A word with the editor of "Other People’s Love Letters".
From naughty thoughts scribbled on an airplane barf bag to a Vietnam soldier’s emotional letter home to his wife and baby, the notes collected in Other People’s Love Letters: 150 Letters You Were Never Meant to See (Clarkson Potter) offer a glimpse into intensely personal expressions of love, lust, and loss.
We asked former Life magazine editor Bill Shapiro, who started the project after peeking at a girlfriend’s love letter from an ex, what he got out of asking other besotted scribes to share their juicy words with the world.
Q: What did you learn from reading thousands of otherwise private thoughts?
A: Everybody wants to be understood. You are voyeuristically looking at somebody else’s
experience on every page, but you’re also seeing your own.
Q: What makes for a good love letter?
A: What makes a good love letter is what makes a good lover.
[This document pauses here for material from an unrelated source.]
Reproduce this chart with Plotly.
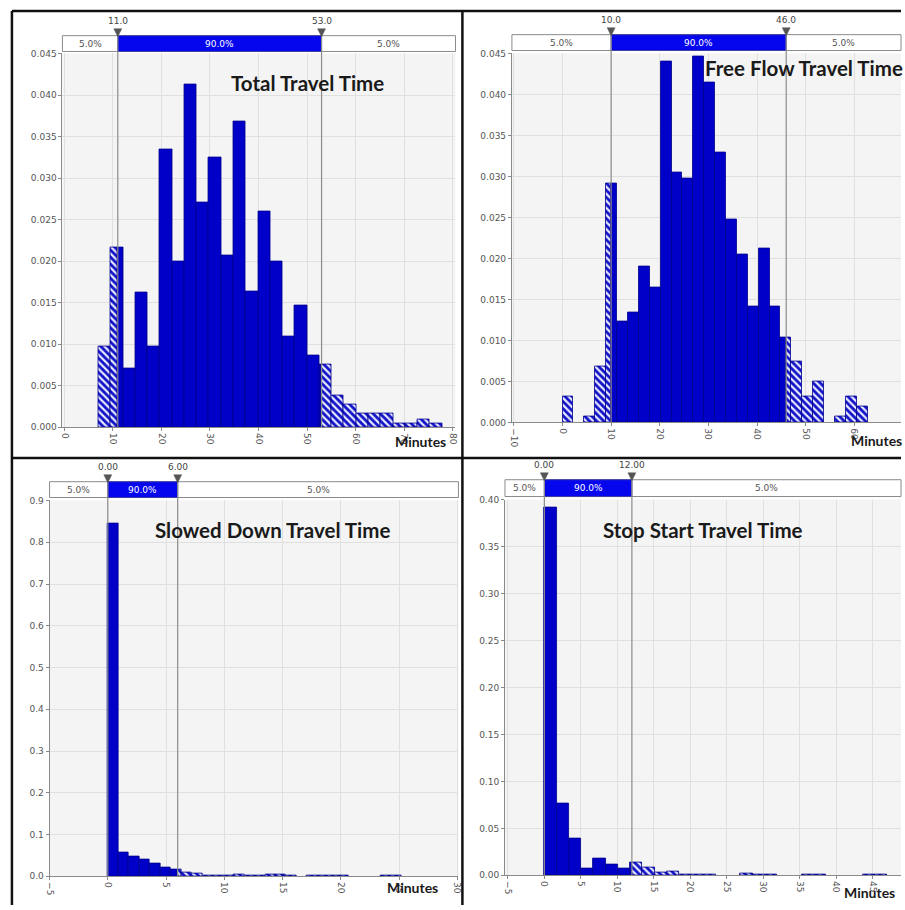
import numpy as np
import plotly.graph_objects as go

W, H = 905, 910

# ---------------- data ----------------
titles = ["Total Travel Time", "Free Flow Travel Time", "Slowed Down Travel Time", "Stop Start Travel Time"]

total_start, total_width = 7.0, 2.53
total_density = [0.0097, 0.0216, 0.0071, 0.0162, 0.0097, 0.0335, 0.0200, 0.0413, 0.0271, 0.0325,
                 0.0207, 0.0368, 0.0163, 0.0260, 0.0200, 0.0109, 0.0147, 0.0087, 0.0076, 0.0038,
                 0.0028, 0.0017, 0.0017, 0.0017, 0.0005, 0.0005, 0.0010, 0.0005]
total_pct = (11.0, 53.0)
total_pct_labels = ("11.0", "53.0")

free_start, free_width = 0.0, 2.24
free_density = [0.0032, 0.0, 0.0007, 0.0068, 0.0291, 0.0123, 0.0134, 0.0190, 0.0165, 0.0440,
                0.0305, 0.0298, 0.0446, 0.0415, 0.0329, 0.0247, 0.0205, 0.0141, 0.0212, 0.0141,
                0.0103, 0.0074, 0.0032, 0.0050, 0.0, 0.0007, 0.0032, 0.0019]
free_pct = (10.0, 46.0)
free_pct_labels = ("10.0", "46.0")

slow_start, slow_width = 0.0, 0.9
slow_density = [0.845, 0.057, 0.047, 0.041, 0.031, 0.020, 0.016, 0.010, 0.006, 0.001,
                0.002, 0.003, 0.004, 0.003, 0.003, 0.004, 0.005, 0.001, 0.0, 0.002,
                0.002, 0.002, 0.001, 0.0, 0.0, 0.0, 0.002, 0.002]
slow_pct = (0.0, 6.0)
slow_pct_labels = ("0.00", "6.00")

stop_start, stop_width = 0.0, 1.68
stop_density = [0.392, 0.0766, 0.0397, 0.0069, 0.018, 0.0114, 0.0069, 0.0138, 0.0086, 0.003,
                0.004, 0.001, 0.001, 0.001, 0.0, 0.0, 0.0015, 0.001, 0.001, 0.0,
                0.0, 0.001, 0.001, 0.0, 0.0, 0.0, 0.001, 0.001]
stop_pct = (0.0, 12.0)
stop_pct_labels = ("0.00", "12.00")

band_labels = ("5.0%", "90.0%", "5.0%")

# ---------------- layout geometry (pixels) ----------------
panels = [
    dict(data=(total_start, total_width, total_density), pct=total_pct, plab=total_pct_labels,
         dom_x=(58, 455), dom_y=(49, 427), xr=(-0.41, 80.6), yr=(0, 0.045), ydt=0.005, yfmt=".3f", xdt=10,
         band=(31, 47), title=dict(x=306, y=79, anchor="center"), minutes=dict(x=420, y=441, anchor="center")),
    dict(data=(free_start, free_width, free_density), pct=free_pct, plab=free_pct_labels,
         dom_x=(512, 905), dom_y=(49, 422), xr=(-10.4, 69.6), yr=(0, 0.045), ydt=0.005, yfmt=".3f", xdt=10,
         band=(30, 46), title=dict(x=705, y=64, anchor="left"), minutes=dict(x=852, y=440, anchor="left")),
    dict(data=(slow_start, slow_width, slow_density), pct=slow_pct, plab=slow_pct_labels,
         dom_x=(45, 458), dom_y=(501, 881), xr=(-5, 30.1), yr=(0, 0.9), ydt=0.1, yfmt=".1f", xdt=5,
         band=(482, 498), title=dict(x=270, y=531, anchor="center"), minutes=dict(x=412, y=892, anchor="center")),
    dict(data=(stop_start, stop_width, stop_density), pct=stop_pct, plab=stop_pct_labels,
         dom_x=(505, 905), dom_y=(500, 880), xr=(-5.4, 48.9), yr=(0, 0.40), ydt=0.05, yfmt=".2f", xdt=5,
         band=(480, 497), title=dict(x=705, y=531, anchor="center"), minutes=dict(x=845, y=897, anchor="left")),
]


def px_x(p):
    return p / W


def px_y(p):
    return 1 - p / H


SOLID = "#0000c8"
EDGE = "#00008b"
BANDBLUE = "#0505ee"
TICKFONT = dict(family="DejaVu Sans", size=9, color="#555555")

fig = go.Figure()
shapes, annotations = [], []
layout_axes = {}

for i, p in enumerate(panels, start=1):
    xa = "x" if i == 1 else f"x{i}"
    ya = "y" if i == 1 else f"y{i}"
    start, width, dens = p["data"]
    lo, hi = p["pct"]

    sx, sw, sy, hx, hw, hy = [], [], [], [], [], []
    for k, v in enumerate(dens):
        if v <= 0:
            continue
        a = start + k * width
        b = a + width
        segs = []
        if a < lo:
            segs.append((a, min(b, lo), True))
        if b > lo and a < hi:
            segs.append((max(a, lo), min(b, hi), False))
        if b > hi:
            segs.append((max(a, hi), b, True))
        for s0, s1, hatched in segs:
            if s1 - s0 <= 1e-9:
                continue
            if hatched:
                hx.append((s0 + s1) / 2); hw.append(s1 - s0); hy.append(v)
            else:
                sx.append((s0 + s1) / 2); sw.append(s1 - s0); sy.append(v)

    fig.add_trace(go.Bar(x=sx, y=sy, width=sw, xaxis=xa, yaxis=ya, showlegend=False,
                         marker=dict(color=SOLID, line=dict(color=EDGE, width=0.8))))
    fig.add_trace(go.Bar(x=hx, y=hy, width=hw, xaxis=xa, yaxis=ya, showlegend=False,
                         marker=dict(color="#1212c8", line=dict(color=EDGE, width=0.8),
                                     pattern=dict(shape="\\", fgcolor="#1212c8", bgcolor="#e8eaff",
                                                  size=5, solidity=0.55, fillmode="replace"))))

    dx = [px_x(p["dom_x"][0]), px_x(p["dom_x"][1])]
    dy = [px_y(p["dom_y"][1]), px_y(p["dom_y"][0])]
    kx = "xaxis" if i == 1 else f"xaxis{i}"
    ky = "yaxis" if i == 1 else f"yaxis{i}"
    layout_axes[kx] = dict(domain=dx, range=list(p["xr"]), anchor=ya, dtick=p["xdt"], tick0=0,
                           tickangle=90, showline=True, linecolor="#8a8a8a", ticks="outside", ticklen=3,
                           tickcolor="#8a8a8a", gridcolor="#e0e0e0", zeroline=False, tickfont=TICKFONT)
    layout_axes[ky] = dict(domain=dy, range=list(p["yr"]), anchor=xa, dtick=p["ydt"], tick0=0,
                           tickformat=p["yfmt"], showline=True, linecolor="#8a8a8a", ticks="outside",
                           ticklen=3, tickcolor="#8a8a8a", gridcolor="#e0e0e0", zeroline=False,
                           tickfont=TICKFONT)

    # percentile band
    b0, b1 = p["band"]
    by0, by1 = px_y(b1), px_y(b0)
    shapes.append(dict(type="rect", xref="paper", yref="paper", x0=dx[0], x1=dx[1], y0=by0, y1=by1,
                       fillcolor="white", line=dict(color="#8a8a8a", width=1), layer="above"))
    shapes.append(dict(type="rect", xref=xa, yref="paper", x0=lo, x1=hi, y0=by0, y1=by1,
                       fillcolor=BANDBLUE, line=dict(color="#4040a0", width=1), layer="above"))
    # percentile lines
    for v in (lo, hi):
        shapes.append(dict(type="line", xref=xa, yref="paper", x0=v, x1=v, y0=dy[0], y1=by1,
                           line=dict(color="#8c8c8c", width=1.2), layer="above"))
    xr0, xr1 = p["xr"]
    bmid = (by0 + by1) / 2
    for txt, xc, col in ((band_labels[0], (xr0 + lo) / 2, "#555555"),
                         (band_labels[1], (lo + hi) / 2, "white"),
                         (band_labels[2], (hi + xr1) / 2, "#555555")):
        annotations.append(dict(text=txt, xref=xa, yref="paper", x=xc, y=bmid, showarrow=False,
                                font=dict(family="DejaVu Sans", size=9, color=col),
                                xanchor="center", yanchor="middle"))
    # percentile markers (small downward triangles) and their labels
    upp = (xr1 - xr0) / (p["dom_x"][1] - p["dom_x"][0])   # data units per pixel
    for v, lab in zip((lo, hi), p["plab"]):
        tx0, tx1 = v - 4 * upp, v + 4 * upp
        ty_top, ty_tip = px_y(b0 - 7), px_y(b0 + 1)
        shapes.append(dict(type="path", xref=xa, yref="paper",
                           path=f"M {tx0},{ty_top} L {tx1},{ty_top} L {v},{ty_tip} Z",
                           fillcolor="#555555", line=dict(color="#555555", width=0.5), layer="above"))
        annotations.append(dict(text=lab, xref=xa, yref="paper", x=v, y=px_y(b0 - 8), showarrow=False,
                                font=dict(family="DejaVu Sans", size=9, color="#444444"),
                                xanchor="center", yanchor="bottom"))

    t = p["title"]
    annotations.append(dict(text=f"<b>{titles[i-1]}</b>", xref="paper", yref="paper",
                            x=px_x(t["x"]), y=px_y(t["y"]), showarrow=False, xanchor=t["anchor"],
                            yanchor="middle", font=dict(family="Lato", size=20.5, color="#1a1a1a")))
    m = p["minutes"]
    annotations.append(dict(text="<b>Minutes</b>", xref="paper", yref="paper",
                            x=px_x(m["x"]), y=px_y(m["y"]), showarrow=False, xanchor=m["anchor"],
                            yanchor="middle", font=dict(family="Lato", size=14, color="#1a1a1a")))

# frame lines
for x0, y0, x1, y1 in ((7, 6, 905, 6), (7, 6, 7, 910), (462, 6, 462, 910), (7, 458, 905, 458)):
    shapes.append(dict(type="line", xref="paper", yref="paper", x0=px_x(x0), x1=px_x(x1),
                       y0=px_y(y0), y1=px_y(y1), line=dict(color="#111111", width=2.5), layer="above"))

fig.update_layout(width=W, height=H, margin=dict(l=0, r=0, t=0, b=0),
                  paper_bgcolor="white", plot_bgcolor="#f4f4f4", bargap=0, barmode="overlay",
                  shapes=shapes, annotations=annotations, **layout_axes)

fig.write_html("out.html", config={"displayModeBar": False},
               post_script="document.body.style.margin='0';document.body.style.overflow='hidden';")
It’s a combination of being strong, vulnerable, funny, and willing to try new things. It might be a good idea to start a correspondence with your partner because you may be able to get to a deeper level than with just talking.
Q: Does a text message or email have the same effect as a written letter?
A: If you’re in a meeting and get a text message that says, “Hey, I can’t wait to take your pants off,” how great! But as far as something that you can hold and feel—there’s something very sensual about that. And very lasting. There are some letters from 1911 [in the book], and I’d be surprised if 100 years from now we see text messages saved.